--- Exercise instructions ---
Of the lines in the data below, count the ones holding the string "this", and answer with that number only.

--- Data provided ---
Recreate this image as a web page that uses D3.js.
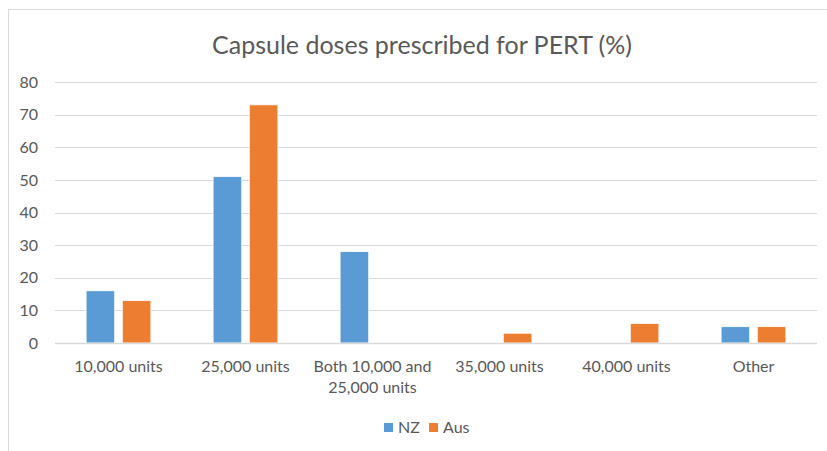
<!DOCTYPE html>
<html lang="en">
<head>
<meta charset="UTF-8">
<title>Capsule doses prescribed for PERT (%)</title>
<style>
  body { margin: 0; background: #fff; }
  svg { display: block; font-family: Lato, "Open Sans", sans-serif; }
</style>
<script src="https://cdn.jsdelivr.net/npm/d3@7"></script>
</head>
<body>
<div id="chart"></div>
<script>
// data
const categories = ["10,000 units", "25,000 units", "Both 10,000 and 25,000 units", "35,000 units", "40,000 units", "Other"];
const seriesNames = ["NZ", "Aus"];
const nzValues = [16, 51, 28, 0, 0, 5];
const ausValues = [13, 73, 0, 3, 6, 5];
const yTicks = [0, 10, 20, 30, 40, 50, 60, 70, 80];
const colors = ["#5b9bd5", "#ed7d31"];

const width = 827, height = 451;
const margin = { top: 82, right: 10, bottom: 108, left: 55 };
const plotW = width - margin.left - margin.right;
const plotH = height - margin.top - margin.bottom;

const svg = d3.select("#chart").append("svg")
  .attr("width", width)
  .attr("height", height);

// chart border
svg.append("rect")
  .attr("x", 8.5).attr("y", 9.5)
  .attr("width", 830).attr("height", 460)
  .attr("fill", "none")
  .attr("stroke", "#d9d9d9");

svg.append("text")
  .attr("x", 422).attr("y", 54)
  .attr("text-anchor", "middle")
  .attr("font-size", "25px")
  .attr("fill", "#595959")
  .text("Capsule doses prescribed for PERT (%)");

const g = svg.append("g").attr("transform", `translate(${margin.left},${margin.top})`);

const x = d3.scaleBand().domain(categories).range([0, plotW]);
const xInner = d3.scaleBand().domain(seriesNames).range([0, 0]);
const y = d3.scaleLinear().domain([0, 80]).range([plotH, 0]);

// group width ~ 51% of band
const groupW = x.bandwidth() * 0.51;
xInner.range([(x.bandwidth() - groupW) / 2, (x.bandwidth() + groupW) / 2]).paddingInner(0.21);

// gridlines
g.append("g")
  .selectAll("line")
  .data(yTicks.slice(1))
  .join("line")
  .attr("x1", 0).attr("x2", plotW)
  .attr("y1", d => Math.round(y(d)) + 0.5)
  .attr("y2", d => Math.round(y(d)) + 0.5)
  .attr("stroke", "#d9d9d9")
  .attr("stroke-width", 1);

// y axis labels
const yAxis = g.append("g")
  .call(d3.axisLeft(y).tickValues(yTicks).tickSize(0).tickPadding(17));
yAxis.select(".domain").remove();
yAxis.selectAll("text")
  .attr("font-family", "Lato, 'Open Sans', sans-serif")
  .attr("font-size", "16px")
  .attr("fill", "#595959");

// bars
const data = categories.map((c, i) => ({ cat: c, vals: [nzValues[i], ausValues[i]] }));
const groups = g.selectAll(".grp")
  .data(data)
  .join("g")
  .attr("class", "grp")
  .attr("transform", d => `translate(${x(d.cat)},0)`);

groups.selectAll("rect")
  .data(d => d.vals.map((v, j) => ({ s: seriesNames[j], v, j })))
  .join("rect")
  .filter(d => d.v > 0)
  .attr("x", d => xInner(d.s))
  .attr("y", d => y(d.v))
  .attr("width", xInner.bandwidth())
  .attr("height", d => y(0) - y(d.v))
  .attr("fill", d => colors[d.j])
  .attr("stroke", "#fff")
  .attr("stroke-width", 0.75);

// x axis line
g.append("line")
  .attr("x1", 0).attr("x2", plotW)
  .attr("y1", y(0) + 0.5).attr("y2", y(0) + 0.5)
  .attr("stroke", "#d9d9d9")
  .attr("stroke-width", 1.5);

// x labels (wrap long one)
const wrap = {
  "Both 10,000 and 25,000 units": ["Both 10,000 and", "25,000 units"]
};
const xl = g.append("g").selectAll("text")
  .data(categories)
  .join("text")
  .attr("x", d => x(d) + x.bandwidth() / 2)
  .attr("y", plotH + 29)
  .attr("text-anchor", "middle")
  .attr("font-size", "16px")
  .attr("fill", "#595959");
xl.each(function(d) {
  const lines = wrap[d] || [d];
  d3.select(this).selectAll("tspan")
    .data(lines)
    .join("tspan")
    .attr("x", x(d) + x.bandwidth() / 2)
    .attr("dy", (l, i) => i === 0 ? 0 : 21)
    .text(l => l);
});

// legend
const legend = svg.append("g").attr("transform", "translate(384,433)");
const items = legend.selectAll("g")
  .data(seriesNames)
  .join("g")
  .attr("transform", (d, i) => `translate(${i * 45},0)`);
items.append("rect")
  .attr("x", 0).attr("y", -10)
  .attr("width", 9).attr("height", 9)
  .attr("fill", (d, i) => colors[i]);
items.append("text")
  .attr("x", 14).attr("y", 0)
  .attr("font-size", "16px")
  .attr("fill", "#595959")
  .text(d => d);
</script>
</body>
</html>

--- Response to the task ---
2